More than 130 people were arrested or placed under investigation for illegal water tapping last year, Spain’s Guardia Civil police said on Wednesday following a huge operation.

Police said most of their operations took place “in fragile and vulnerable areas such as the Doñana natural park”
Police said most of their operations took place “in fragile and vulnerable areas such as the Doñana natural park” in Andalusia. Photo: CRISTINA QUICLER / AFP

During the year-long operation, “133 people were arrested or investigated for extracting water through more than 1,533 illegal infrastructure devices”, the police’s environmental unit said in a statement.

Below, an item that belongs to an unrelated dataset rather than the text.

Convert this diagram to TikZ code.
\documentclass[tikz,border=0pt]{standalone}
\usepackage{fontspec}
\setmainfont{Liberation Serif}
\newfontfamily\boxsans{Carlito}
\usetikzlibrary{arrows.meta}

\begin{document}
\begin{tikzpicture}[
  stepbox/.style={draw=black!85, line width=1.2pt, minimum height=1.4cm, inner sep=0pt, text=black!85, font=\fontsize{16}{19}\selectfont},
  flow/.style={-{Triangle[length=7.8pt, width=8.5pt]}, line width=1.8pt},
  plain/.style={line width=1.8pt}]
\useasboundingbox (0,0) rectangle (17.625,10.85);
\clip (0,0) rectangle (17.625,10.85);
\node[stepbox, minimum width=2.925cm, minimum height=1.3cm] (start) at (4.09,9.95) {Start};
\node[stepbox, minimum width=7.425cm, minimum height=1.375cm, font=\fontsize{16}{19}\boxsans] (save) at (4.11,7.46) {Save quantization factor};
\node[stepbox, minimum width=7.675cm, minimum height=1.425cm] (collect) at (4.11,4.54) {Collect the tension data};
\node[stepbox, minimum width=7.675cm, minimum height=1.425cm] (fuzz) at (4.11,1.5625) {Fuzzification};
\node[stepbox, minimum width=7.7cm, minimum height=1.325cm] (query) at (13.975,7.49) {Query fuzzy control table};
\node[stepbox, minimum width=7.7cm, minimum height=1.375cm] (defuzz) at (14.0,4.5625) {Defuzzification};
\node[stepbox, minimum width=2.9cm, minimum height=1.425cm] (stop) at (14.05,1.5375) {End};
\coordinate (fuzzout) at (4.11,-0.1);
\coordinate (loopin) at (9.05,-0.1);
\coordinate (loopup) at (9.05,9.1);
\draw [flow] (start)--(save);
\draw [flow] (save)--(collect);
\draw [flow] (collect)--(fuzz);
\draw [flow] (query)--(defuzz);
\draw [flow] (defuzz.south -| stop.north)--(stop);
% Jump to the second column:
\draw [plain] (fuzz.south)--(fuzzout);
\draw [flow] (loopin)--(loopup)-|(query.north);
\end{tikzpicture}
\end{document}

A similar operation in 2019 had targeted 107 people.

Spain is one of the European countries most at risk from the impact of drought caused by global warming, scientists say.

Water usage issues are often at the heart of heated political debates in Spain where intensive agriculture plays an important role in the economy.

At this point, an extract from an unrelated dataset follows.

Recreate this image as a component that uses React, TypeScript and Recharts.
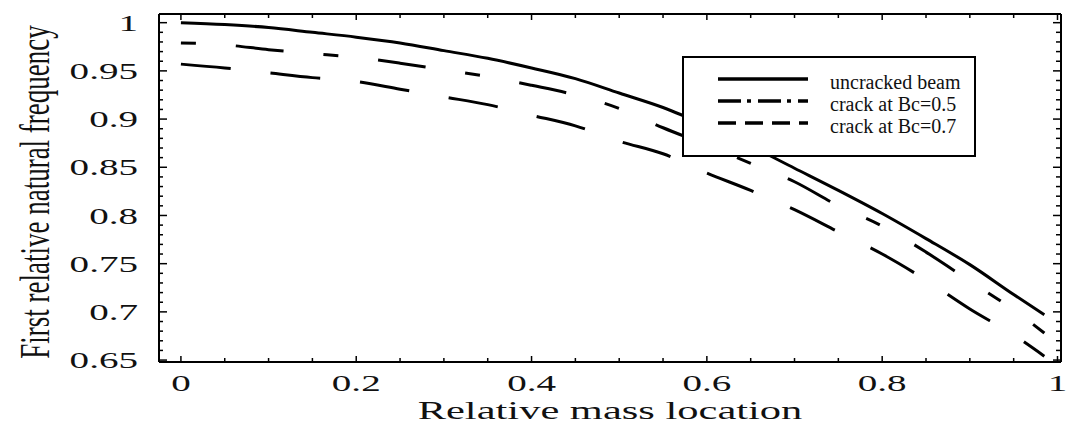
import { LineChart, Line, XAxis, YAxis } from "recharts";

// relative mass location (x) and first relative natural frequency for each case
const massLocation = [0, 0.05, 0.1, 0.15, 0.2, 0.25, 0.3, 0.35, 0.4, 0.45, 0.5, 0.55, 0.6, 0.65, 0.7, 0.75, 0.8, 0.85, 0.9, 0.95, 0.985];
const uncracked = [1.0, 0.998, 0.995, 0.99, 0.985, 0.979, 0.971, 0.963, 0.953, 0.942, 0.927, 0.912, 0.893, 0.872, 0.849, 0.826, 0.802, 0.776, 0.749, 0.718, 0.697];
const crackBc05 = [0.979, 0.977, 0.972, 0.968, 0.964, 0.958, 0.951, 0.944, 0.935, 0.925, 0.911, 0.891, 0.873, 0.854, 0.835, 0.81, 0.789, 0.762, 0.732, 0.702, 0.678];
const crackBc07 = [0.957, 0.953, 0.948, 0.943, 0.939, 0.931, 0.923, 0.915, 0.904, 0.893, 0.877, 0.864, 0.844, 0.826, 0.806, 0.783, 0.76, 0.733, 0.703, 0.676, 0.654];

const seriesNames = ["uncracked beam", "crack at Bc=0.5", "crack at Bc=0.7"];

const xMajorTicks = [0, 0.2, 0.4, 0.6, 0.8, 1];
const yMajorTicks = [0.65, 0.7, 0.75, 0.8, 0.85, 0.9, 0.95, 1];
const xTicks = Array.from({ length: 21 }, (_, i) => (i * 5) / 100);
const yTicks = Array.from({ length: 36 }, (_, i) => (65 + i) / 100);

const data = massLocation.map((x, i) => ({
  x,
  uncracked: uncracked[i],
  bc05: crackBc05[i],
  bc07: crackBc07[i]
}));

const SERIF = '"Liberation Serif", "Times New Roman", serif';
const DASH_DOT = "15 40 48 40";
const DASHED = "50 40";
const X_DOMAIN = [-0.025, 1.004];
const Y_DOMAIN = [0.648, 1.009];

const isMajor = (list: number[], v: number) => list.some((t) => Math.abs(t - v) < 1e-6);
const fmt = (v: number) => String(Number(v.toFixed(2)));

function BottomTick({ x, y, payload }: any) {
  const major = isMajor(xMajorTicks, payload.value);
  return (
    <g>
      <line x1={x} y1={y} x2={x} y2={y - (major ? 6 : 4)} stroke="#000" strokeWidth={1.5} />
      {major && (
        <text
          transform={`translate(${x},${y + 29}) scale(1.7,1)`}
          textAnchor="middle"
          fontFamily={SERIF}
          fontSize={23}
          fill="#111"
        >
          {fmt(payload.value)}
        </text>
      )}
    </g>
  );
}

function TopTick({ x, y, payload }: any) {
  const major = isMajor(xMajorTicks, payload.value);
  return <line x1={x} y1={y} x2={x} y2={y + (major ? 6 : 4)} stroke="#000" strokeWidth={1.5} />;
}

function LeftTick({ x, y, payload }: any) {
  const major = isMajor(yMajorTicks, payload.value);
  return (
    <g>
      <line x1={x} y1={y} x2={x + (major ? 8 : 4)} y2={y} stroke="#000" strokeWidth={1.5} />
      {major && (
        <text
          transform={`translate(${x - 21},${y}) scale(1.7,1)`}
          textAnchor="end"
          dy="0.35em"
          fontFamily={SERIF}
          fontSize={23}
          fill="#111"
        >
          {fmt(payload.value)}
        </text>
      )}
    </g>
  );
}

function RightTick({ x, y, payload }: any) {
  const major = isMajor(yMajorTicks, payload.value);
  return <line x1={x} y1={y} x2={x - (major ? 8 : 5)} y2={y} stroke="#000" strokeWidth={1.5} />;
}

function XTitle({ viewBox }: any) {
  const cx = viewBox.x + viewBox.width / 2;
  return (
    <text
      transform={`translate(${cx},${viewBox.y + 57}) scale(1.7,1)`}
      textAnchor="middle"
      fontFamily={SERIF}
      fontSize={25}
      fill="#111"
    >
      Relative mass location
    </text>
  );
}

function YTitle({ viewBox }: any) {
  const cy = viewBox.y + viewBox.height / 2 + 4;
  return (
    <text
      transform={`translate(36,${cy}) rotate(-90) scale(1,1.6)`}
      textAnchor="middle"
      dy="0.3em"
      fontFamily={SERIF}
      fontSize={27}
      fill="#111"
    >
      First relative natural frequency
    </text>
  );
}

function LegendBox() {
  const rows = [
    { name: seriesNames[0], dash: undefined },
    { name: seriesNames[1], dash: "23 6 4 7" },
    { name: seriesNames[2], dash: "18 9" }
  ];
  return (
    <div
      style={{
        position: "absolute",
        left: 682,
        top: 56,
        width: 294,
        height: 101,
        border: "2px solid #000",
        background: "#fff",
        boxSizing: "border-box"
      }}
    >
      <svg width={290} height={97} style={{ display: "block" }}>
        {rows.map((r, i) => (
          <g key={r.name}>
            <line
              x1={34}
              x2={124}
              y1={21 + i * 22}
              y2={21 + i * 22}
              stroke="#000"
              strokeWidth={3.5}
              strokeDasharray={r.dash}
            />
            <text x={146} y={31 + i * 22} fontFamily={SERIF} fontSize={20} fill="#111">
              {r.name}
            </text>
          </g>
        ))}
      </svg>
    </div>
  );
}

export default function App() {
  return (
    <div style={{ position: "absolute", left: 0, top: 0, width: 1070, height: 444, background: "#fff" }}>
      <LineChart width={1070} height={444} data={data} margin={{ top: 13, right: 8, left: 0, bottom: 0 }}>
        <XAxis
          dataKey="x"
          type="number"
          domain={X_DOMAIN}
          allowDataOverflow
          ticks={xTicks}
          interval={0}
          tick={<BottomTick />}
          tickLine={false}
          tickSize={0}
          tickMargin={0}
          height={82}
          axisLine={{ stroke: "#000", strokeWidth: 2 }}
          label={<XTitle />}
        />
        <XAxis
          xAxisId="top"
          dataKey="x"
          orientation="top"
          type="number"
          domain={X_DOMAIN}
          allowDataOverflow
          ticks={xTicks}
          interval={0}
          tick={<TopTick />}
          tickLine={false}
          tickSize={0}
          tickMargin={0}
          height={1}
          axisLine={{ stroke: "#000", strokeWidth: 2 }}
        />
        <YAxis
          type="number"
          domain={Y_DOMAIN}
          allowDataOverflow
          ticks={yTicks}
          interval={0}
          tick={<LeftTick />}
          tickLine={false}
          tickSize={0}
          tickMargin={0}
          width={159}
          axisLine={{ stroke: "#000", strokeWidth: 2 }}
          label={<YTitle />}
        />
        <YAxis
          yAxisId="right"
          orientation="right"
          type="number"
          domain={Y_DOMAIN}
          allowDataOverflow
          ticks={yTicks}
          interval={0}
          tick={<RightTick />}
          tickLine={false}
          tickSize={0}
          tickMargin={0}
          width={1}
          axisLine={{ stroke: "#000", strokeWidth: 2 }}
        />
        {/* invisible copy so the top and right frame axes get drawn */}
        <Line
          xAxisId="top"
          yAxisId="right"
          dataKey="uncracked"
          stroke="none"
          dot={false}
          activeDot={false}
          isAnimationActive={false}
        />
        <Line
          type="monotone"
          dataKey="uncracked"
          name={seriesNames[0]}
          stroke="#000"
          strokeWidth={3}
          dot={false}
          isAnimationActive={false}
        />
        <Line
          type="monotone"
          dataKey="bc05"
          name={seriesNames[1]}
          stroke="#000"
          strokeWidth={3}
          strokeDasharray={DASH_DOT}
          dot={false}
          isAnimationActive={false}
        />
        <Line
          type="monotone"
          dataKey="bc07"
          name={seriesNames[2]}
          stroke="#000"
          strokeWidth={3}
          strokeDasharray={DASHED}
          dot={false}
          isAnimationActive={false}
        />
      </LineChart>
      <LegendBox />
    </div>
  );
}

Police said most of their operations took place “in fragile and vulnerable areas such as the Doñana natural park” in the southern Andalusia region, one of Europe’s largest wetlands and a Unesco World Heritage bird sanctuary.

They were also operating in “in the basins of Spain’s main rivers”.

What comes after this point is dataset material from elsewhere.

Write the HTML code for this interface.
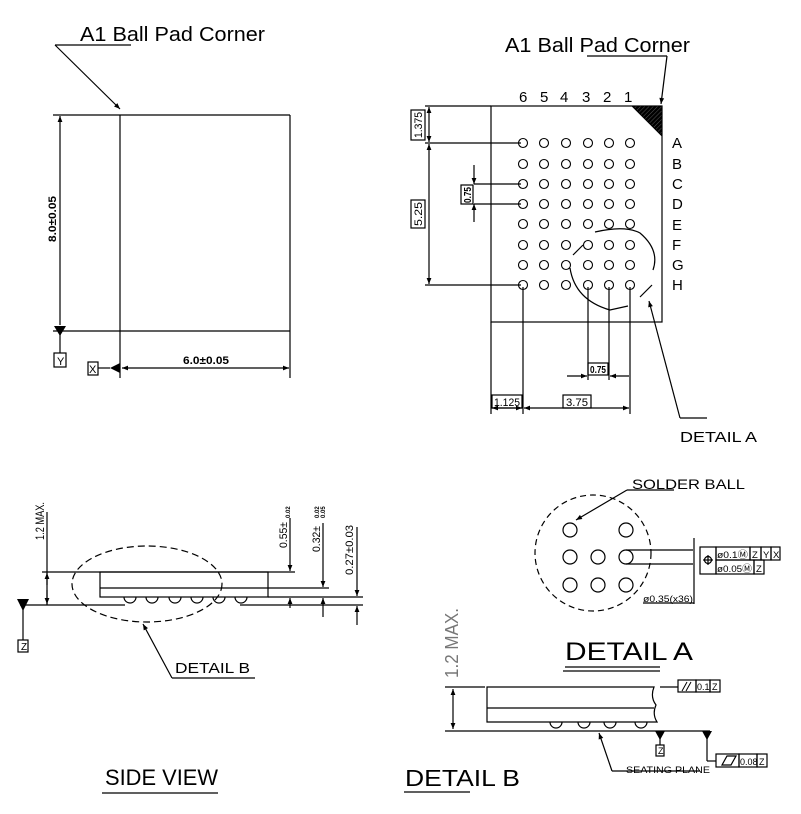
<!DOCTYPE html>
<html><head><meta charset="utf-8"><style>
html,body{margin:0;padding:0;background:#fff;}
svg{display:block;font-family:"Liberation Sans",sans-serif;}
</style></head><body>
<svg width="801" height="814" viewBox="0 0 801 814" xmlns="http://www.w3.org/2000/svg">
<defs>
<marker id="a" viewBox="0 0 10 10" refX="10" refY="5" markerWidth="8" markerHeight="6" orient="auto-start-reverse" markerUnits="userSpaceOnUse"><path d="M0,1 L10,5 L0,9 z" fill="#000"/></marker>
<pattern id="h" width="3" height="3" patternUnits="userSpaceOnUse" patternTransform="rotate(45)"><rect width="3" height="3" fill="#000"/><line x1="0" y1="0" x2="0" y2="3" stroke="#555" stroke-width="1"/></pattern>
<g id="row"><circle cx="523" cy="0" r="4.5"/><circle cx="544" cy="0" r="4.5"/><circle cx="566" cy="0" r="4.5"/><circle cx="588" cy="0" r="4.5"/><circle cx="609" cy="0" r="4.5"/><circle cx="630" cy="0" r="4.5"/></g>
</defs>
<g stroke="#000" stroke-width="1.2" fill="none">
<line x1="55" y1="45" x2="131" y2="45"/>
<line x1="55" y1="45" x2="120" y2="109" marker-end="url(#a)"/>
<line x1="53" y1="115" x2="290" y2="115"/>
<line x1="53" y1="331" x2="290" y2="331"/>
<line x1="120" y1="115" x2="120" y2="378"/>
<line x1="290" y1="115" x2="290" y2="378"/>
<line x1="60" y1="116" x2="60" y2="325" marker-start="url(#a)"/>
<line x1="60" y1="331" x2="60" y2="353"/>
<rect x="54" y="353" width="12" height="14"/>
<rect x="88" y="362" width="10" height="13"/>
<line x1="98" y1="368" x2="110" y2="368"/>
<line x1="122" y1="368" x2="289" y2="368" marker-start="url(#a)" marker-end="url(#a)"/>
</g>
<path d="M54,326 L66,326 L60,336 z" fill="#000"/>
<path d="M110,368 L120,363 L120,373 z" fill="#000"/>
<text x="80" y="41" font-size="20" textLength="185" lengthAdjust="spacingAndGlyphs">A1 Ball Pad Corner</text>
<text x="183" y="364" font-size="11" font-weight="bold" textLength="46" lengthAdjust="spacingAndGlyphs">6.0±0.05</text>
<text transform="translate(56,242) rotate(-90)" font-size="11" font-weight="bold" textLength="46" lengthAdjust="spacingAndGlyphs">8.0±0.05</text>
<text x="57" y="365" font-size="11">Y</text>
<text x="89" y="373" font-size="11">X</text>

<!-- TOP RIGHT VIEW -->
<text x="505" y="52" font-size="20" textLength="185" lengthAdjust="spacingAndGlyphs">A1 Ball Pad Corner</text>
<g stroke="#000" stroke-width="1.2" fill="none">
<line x1="587" y1="56" x2="667" y2="56"/>
<line x1="667" y1="56" x2="661" y2="104" marker-end="url(#a)"/>
<rect x="491" y="106" width="171" height="216"/>
<line x1="425" y1="106" x2="491" y2="106"/>
<line x1="425" y1="143" x2="521" y2="143"/>
<line x1="425" y1="285" x2="521" y2="285"/>
<line x1="429" y1="107" x2="429" y2="142" marker-start="url(#a)" marker-end="url(#a)"/>
<line x1="429" y1="144" x2="429" y2="284" marker-start="url(#a)" marker-end="url(#a)"/>
<rect x="411" y="110" width="14" height="30"/>
<rect x="411" y="200" width="14" height="28"/>
<line x1="474" y1="165" x2="474" y2="184" marker-end="url(#a)"/>
<line x1="474" y1="222" x2="474" y2="204" marker-end="url(#a)"/>
<line x1="474" y1="184" x2="521" y2="184"/>
<line x1="474" y1="204" x2="521" y2="204"/>
<rect x="461" y="185" width="12" height="19"/>
<line x1="491" y1="322" x2="491" y2="414"/>
<line x1="523" y1="287" x2="523" y2="414"/>
<line x1="630" y1="287" x2="630" y2="414"/>
<line x1="588" y1="287" x2="588" y2="380"/>
<line x1="609" y1="287" x2="609" y2="380"/>
<line x1="567" y1="376" x2="587" y2="376" marker-end="url(#a)"/>
<line x1="629" y1="376" x2="610" y2="376" marker-end="url(#a)"/>
<rect x="588" y="363" width="20" height="12"/>
<line x1="492" y1="408" x2="522" y2="408" marker-start="url(#a)" marker-end="url(#a)"/>
<line x1="524" y1="408" x2="629" y2="408" marker-start="url(#a)" marker-end="url(#a)"/>
<rect x="492" y="395" width="30" height="13"/>
<rect x="563" y="395" width="28" height="13"/>
<path d="M595,232 Q625,225 640,233 Q660,250 653,270"/>
<path d="M570,268 Q575,300 610,310 L628,306"/>
<line x1="573" y1="255" x2="583" y2="245"/>
<line x1="640" y1="297" x2="652" y2="285"/>
<line x1="680" y1="418" x2="649" y2="301" marker-end="url(#a)"/>
<line x1="680" y1="418" x2="707" y2="418"/>
</g>
<path d="M632,106 L662,106 L662,136 z" fill="url(#h)" stroke="#000"/>
<g stroke="#000" stroke-width="1.1" fill="none">
<use href="#row" y="143"/><use href="#row" y="164"/><use href="#row" y="184"/><use href="#row" y="204"/><use href="#row" y="224"/><use href="#row" y="245"/><use href="#row" y="265"/><use href="#row" y="285"/>
</g>
<g font-size="15" fill="#000">
<text x="519" y="102">6</text><text x="540" y="102">5</text><text x="560" y="102">4</text><text x="582" y="102">3</text><text x="603" y="102">2</text><text x="624" y="102">1</text>
<text x="672" y="148">A</text><text x="672" y="169">B</text><text x="672" y="189">C</text><text x="672" y="209">D</text><text x="672" y="230">E</text><text x="672" y="250">F</text><text x="672" y="270">G</text><text x="672" y="290">H</text>
<text x="680" y="442" textLength="77" lengthAdjust="spacingAndGlyphs">DETAIL A</text>
</g>
<g font-size="11" fill="#000">
<text transform="translate(422,138) rotate(-90)" textLength="26" lengthAdjust="spacingAndGlyphs">1.375</text>
<text transform="translate(422,226) rotate(-90)" textLength="24" lengthAdjust="spacingAndGlyphs">5.25</text>
<text transform="translate(471,203) rotate(-90)" font-size="10" font-weight="bold" textLength="16" lengthAdjust="spacingAndGlyphs">0.75</text>
<text x="590" y="373" font-size="10" font-weight="bold" textLength="16" lengthAdjust="spacingAndGlyphs">0.75</text>
<text x="494" y="406" textLength="26" lengthAdjust="spacingAndGlyphs">1.125</text>
<text x="566" y="406" textLength="22" lengthAdjust="spacingAndGlyphs">3.75</text>
</g>

<!-- SIDE VIEW -->
<g stroke="#000" stroke-width="1.2" fill="none">
<line x1="42" y1="572" x2="295" y2="572"/>
<line x1="20" y1="605" x2="125" y2="605"/>
<line x1="240" y1="605" x2="363" y2="605"/>
<rect x="100" y="572" width="168" height="25"/>
<line x1="100" y1="588" x2="329" y2="588"/>
<line x1="268" y1="597" x2="363" y2="597"/>
<line x1="47" y1="512" x2="47" y2="605"/>
<line x1="47" y1="590" x2="47" y2="604" marker-end="url(#a)"/>
<line x1="47" y1="585" x2="47" y2="573" marker-end="url(#a)"/>
<path d="M124,597 a6,6 0 0 0 12,0 M146,597 a6,6 0 0 0 12,0 M169,597 a6,6 0 0 0 12,0 M191,597 a6,6 0 0 0 12,0 M213,597 a6,6 0 0 0 12,0 M235,597 a6,6 0 0 0 12,0"/>
<line x1="290" y1="518" x2="290" y2="571" marker-end="url(#a)"/>
<line x1="290" y1="608" x2="290" y2="598" marker-end="url(#a)"/>
<line x1="323" y1="523" x2="323" y2="587" marker-end="url(#a)"/>
<line x1="323" y1="617" x2="323" y2="598" marker-end="url(#a)"/>
<line x1="357" y1="527" x2="357" y2="596" marker-end="url(#a)"/>
<line x1="357" y1="625" x2="357" y2="606" marker-end="url(#a)"/>
<line x1="23" y1="605" x2="23" y2="640"/>
<rect x="18" y="640" width="10" height="12"/>
<ellipse cx="147" cy="584" rx="75" ry="38" stroke-dasharray="7,4"/>
<line x1="172" y1="678" x2="143" y2="624" marker-end="url(#a)"/>
<line x1="172" y1="678" x2="255" y2="678"/>
<line x1="102" y1="793" x2="218" y2="793"/>
</g>
<path d="M17,599 L29,599 L23,611 z" fill="#000"/>
<g fill="#000">
<text transform="translate(44,540) rotate(-90)" font-size="12" textLength="38" lengthAdjust="spacingAndGlyphs">1.2 MAX.</text>
<text transform="translate(287,548) rotate(-90)" font-size="11" textLength="26" lengthAdjust="spacingAndGlyphs">0.55±</text>
<text transform="translate(320,552) rotate(-90)" font-size="11" textLength="26" lengthAdjust="spacingAndGlyphs">0.32±</text>
<text transform="translate(353,575) rotate(-90)" font-size="11" textLength="50" lengthAdjust="spacingAndGlyphs">0.27±0.03</text>
<text transform="translate(290,518) rotate(-90)" font-size="6" font-weight="bold">0.02</text>
<text transform="translate(319,518) rotate(-90)" font-size="6" font-weight="bold">0.02</text>
<text transform="translate(325,518) rotate(-90)" font-size="6" font-weight="bold">0.05</text>
<text x="21" y="650" font-size="10">Z</text>
<text x="175" y="673" font-size="15" textLength="75" lengthAdjust="spacingAndGlyphs">DETAIL B</text>
<text x="105" y="785" font-size="22" textLength="113" lengthAdjust="spacingAndGlyphs">SIDE VIEW</text>
</g>

<!-- DETAIL A -->
<g stroke="#000" stroke-width="1.2" fill="none">
<line x1="627" y1="490" x2="674" y2="490"/>
<line x1="627" y1="490" x2="576" y2="520" marker-end="url(#a)"/>
<circle cx="593" cy="553" r="58" stroke-dasharray="6,4"/>
<circle cx="570" cy="530" r="7"/><circle cx="626" cy="530" r="7"/>
<circle cx="570" cy="557" r="7"/><circle cx="598" cy="557" r="7"/><circle cx="626" cy="557" r="7"/>
<circle cx="570" cy="585" r="7"/><circle cx="598" cy="585" r="7"/><circle cx="626" cy="585" r="7"/>
<line x1="626" y1="550" x2="693" y2="550"/>
<line x1="626" y1="564" x2="693" y2="564"/>
<line x1="694" y1="538" x2="694" y2="604"/>
<line x1="643" y1="603" x2="694" y2="603"/>
<rect x="700" y="547" width="16" height="27"/>
<rect x="716" y="547" width="34" height="13"/><rect x="750" y="547" width="11" height="13"/><rect x="761" y="547" width="10" height="13"/><rect x="771" y="547" width="9" height="13"/>
<rect x="716" y="560" width="38" height="14"/><rect x="754" y="560" width="10" height="14"/>
<circle cx="708" cy="560" r="3.5"/><line x1="703" y1="560" x2="713" y2="560"/><line x1="708" y1="555" x2="708" y2="565"/>
<line x1="565" y1="667" x2="660" y2="667"/><line x1="563" y1="671" x2="660" y2="671"/>
</g>
<g fill="#000">
<text x="632" y="489" font-size="14" textLength="113" lengthAdjust="spacingAndGlyphs">SOLDER BALL</text>
<text x="717" y="558" font-size="9.5" textLength="31" lengthAdjust="spacingAndGlyphs">ø0.1Ⓜ</text><text x="752" y="558" font-size="9.5">Z</text><text x="763" y="558" font-size="9.5">Y</text><text x="773" y="558" font-size="9.5">X</text>
<text x="717" y="572" font-size="9.5" textLength="35" lengthAdjust="spacingAndGlyphs">ø0.05Ⓜ</text><text x="756" y="572" font-size="9.5">Z</text>
<text x="643" y="602" font-size="9.5" textLength="50" lengthAdjust="spacingAndGlyphs">ø0.35(x36)</text>
<text x="565" y="660" font-size="25" textLength="128" lengthAdjust="spacingAndGlyphs">DETAIL  A</text>
</g>

<!-- DETAIL B -->
<g stroke="#000" stroke-width="1.2" fill="none">
<line x1="453" y1="689" x2="453" y2="729" marker-start="url(#a)" marker-end="url(#a)"/>
<line x1="445" y1="687" x2="485" y2="687"/>
<line x1="660" y1="687" x2="678" y2="687"/>
<path d="M487,687 L654,687 Q650,697 656,705 Q652,714 657,722 L487,722 z"/>
<line x1="487" y1="708" x2="654" y2="708"/>
<line x1="445" y1="731" x2="710" y2="731"/>
<path d="M550,722 a6,6 0 0 0 12,0 M578,722 a6,6 0 0 0 12,0 M604,722 a6,6 0 0 0 12,0 M635,722 a6,6 0 0 0 12,0"/>
<line x1="660" y1="731" x2="660" y2="745"/>
<rect x="656" y="745" width="8" height="11"/>
<line x1="707" y1="731" x2="707" y2="761"/>
<line x1="707" y1="761" x2="716" y2="761"/>
<rect x="716" y="754" width="23" height="13"/><rect x="739" y="754" width="18" height="13"/><rect x="757" y="754" width="10" height="13"/>
<path d="M722,765 L727,756 L736,756 L731,765 z"/>
<rect x="678" y="680" width="18" height="12"/><rect x="696" y="680" width="14" height="12"/><rect x="710" y="680" width="10" height="12"/>
<line x1="612" y1="771" x2="599" y2="733" marker-end="url(#a)"/>
<line x1="612" y1="771" x2="700" y2="771"/>
<line x1="404" y1="792" x2="470" y2="792"/>
</g>
<path d="M682,691 L687,682 M686,691 L691,682" stroke="#000"/>
<path d="M655,731 L665,731 L660,740 z" fill="#000"/>
<path d="M702,731 L712,731 L707,740 z" fill="#000"/>
<g fill="#000">
<text transform="translate(458,678) rotate(-90)" font-size="18" fill="#777" textLength="70" lengthAdjust="spacingAndGlyphs">1.2 MAX.</text>
<text x="697" y="690" font-size="9">0.1</text><text x="712" y="690" font-size="9">Z</text>
<text x="740" y="765" font-size="9">0.08</text><text x="759" y="765" font-size="9">Z</text>
<text x="658" y="754" font-size="9">Z</text>
<text x="626" y="773" font-size="9" textLength="84" lengthAdjust="spacingAndGlyphs">SEATING PLANE</text>
<text x="405" y="786" font-size="23" textLength="115" lengthAdjust="spacingAndGlyphs">DETAIL  B</text>
</g>
</svg>
</body></html>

In Doñana, police targeted 14 people and 12 companies for the illegal tapping of water for irrigation, a police spokesman said.

Ecologists regularly raise the alarm about the drying up of marshes and lagoons in the area, pointing the finger at nearby plantations, notably growing strawberries, which are irrigated by illegally-dug wells.

“The overexploitation of certain aquifers for many reasons, mainly economic, constitutes a serious threat to our environment,” the Guardia Civil said.

The European Court of Justice rapped Spain over the knuckles in June for its inaction in the face of illegal water extraction in Donana which covers more than 100,000 hectares (250,000 acres) and is home to more than 4,000 species, including the critically endangered Iberian lynx.

According to the government’s last official estimate, which dates back to 2006, there were more than half a million illegal wells in use.

But in a 2018 study, Greenpeace estimated there were twice as many, calculating that the quantity of stolen water was equivalent to that used by 118 million people — two-and-a-half times the population of Spain.

Spanish NGO SEO/Birdlife also on Wednesday raised the alarm about the “worrying” state of Spain’s wetlands.